NonInteractingElectrons = yes

OutputKSPotential = yes
OutputDensity     = yes
OutputWfs         = yes
OutputELF         = no
OutputGeometry    = no
  • non-uniform grid, lanczos eigensolver, about 350000 points, stencil size 4 points in each direction in 3D, which looks like this
BoxShape = parallelepiped

%Lsize
 2 | 2 | 2
%

%Spacing
  0.2 | 0.2 | 0.2
%

LCAOStart = no
ProfilingMode = yes
Dimensions = 3

CurvMethod = curv_gygi
CurvGygiA = 1.0
CurvGygiAlpha = 3.0
CurvGygiBeta = 7.0
DerivativesStencil = stencil_starplus

EigenSolver = lanczos
EigenSolverInitTolerance = 5e-3
EigenSolverFinalTolerance = 5e-7
EigenSolverFinalToleranceIteration = 10
EigenSolverMaxIter = 200

XFunctional = no
CFunctional = no

%Species
  "HO" | 2 | 1 | 1 | "0.5*(x^2+y^2+z^2)"
%

%Coordinates
  "HO" |  0.00 | 0.00 | 0.00
  "HO" |  0.50 | 0.00 | 0.00
  "HO" | -0.50 | 0.00 | 0.00
%

NonInteractingElectrons = yes

OutputKSPotential = yes
OutputDensity     = yes
OutputWfs         = yes
OutputELF         = no
OutputGeometry    = no

Uniform grid

The x-axis is the number of processors and tehe y-axis is the average time for one SCF cycle, computation of a non-local operator, dot-product respectively. In the diagrams for the non-local operator and the dot-product the time consumed by communication is shown in green.

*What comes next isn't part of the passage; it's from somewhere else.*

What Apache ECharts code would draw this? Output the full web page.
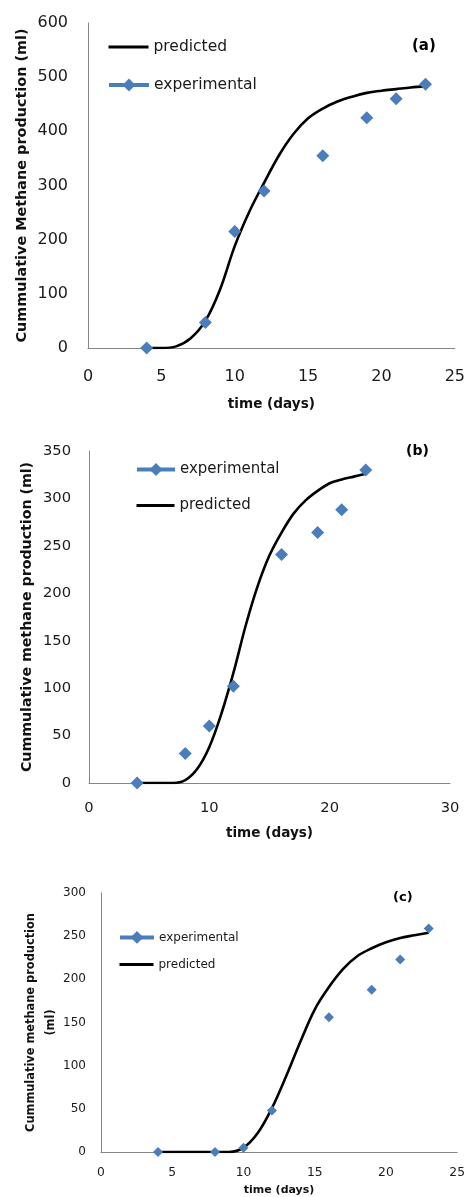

  • Scaling of the SCF cylces.

Profile scf.jpg

  • The non-local operator. It seems that it only scales well up to a certain point.

Profile nlop.jpg

  • This looks rather wild - the dot-product.

The reason for this irregular scaling is that an allreduce operation is performed in a binary tree fashion, which works particular well for 2^n nodes. It is important to have this in mind because it implies that it is better to run on four nodes than on six (or on eight if available, of course). Profile dotp.jpg

Non-uniform grid

Please keep in mind that these runs were done on fewer points than those with the uniform grid.

  • Scaling of the SCF cylces.

Profile scf c.jpg

  • The non-local operator.

Profile nlop c.jpg

  • The dot-product.

Profile dotp c.jpg

To do

  • Profiling with more processors.
  • Profiling with the Hartree-term.
  • More measurements to get an idea of the errors in these results...
  • Scaling of the non-local operator depending on the stencil-size.
  • _Please add whatever you think is necessary._